Hi,
On Tue, Jun 21, 2022 at 08:04:01PM +0000, Imseih (AWS), Sami wrote:
>
> I separated the pg_stat_statements patch. The patch
> Introduces a secondary hash that tracks locations of
> A query ( by queryid ) in the external file.
I still think that's wrong.
> The hash
> remains in lockstep with the pgss_hash using a
> synchronization routine.
Can you describe how it's kept in sync, and how it makes sure that the property
is maintained over restart / gc?
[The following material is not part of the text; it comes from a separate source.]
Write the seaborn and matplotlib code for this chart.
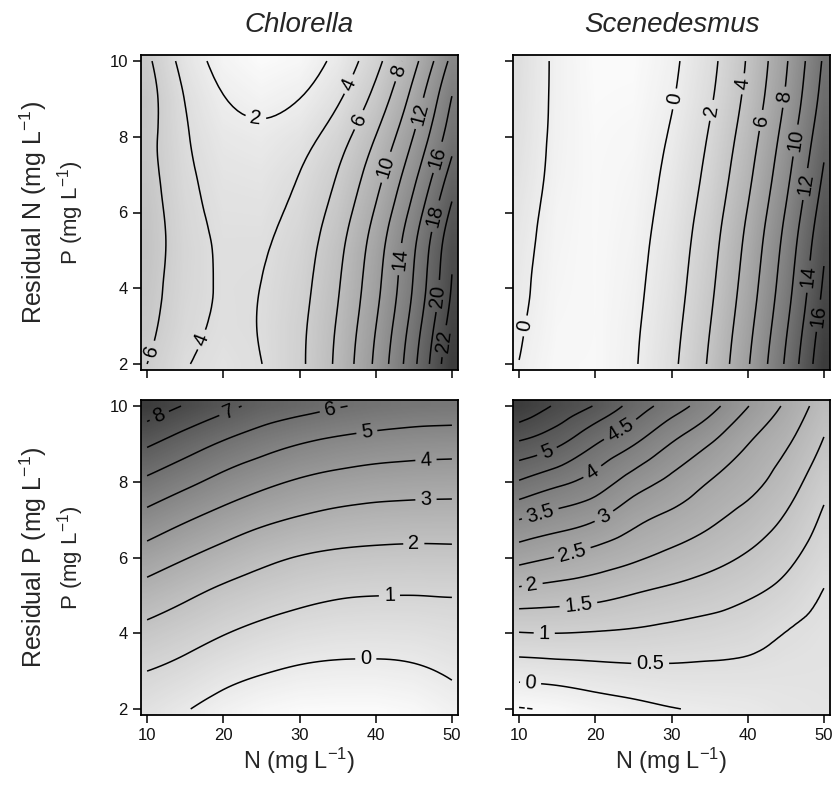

I don't see any change in the code for the
2nd part so I don't see how it could work (and after a quick test it indeed
doesn't).
I also don't see any change in the heuristics for need_gc_qtext(), isn't that
going to lead to too frequent gc?
> My testing does not show any regression for workloads
> In which statements are not issues by multiple users/databases.
>
> However, it shows good improvement, 10-15%, when there
> are similar statements that are issues by multiple
> users/databases/tracking levels.
"no regression" and "10-15% improvement" on what?
Can you share more details on the benchmarks you did? Did you also run
benchmark on workloads that induce entry eviction, with and without need for
gc? Eviction in pgss is already very expensive, and making things worse just
to save a bit of disk space doesn't seem like a good compromise.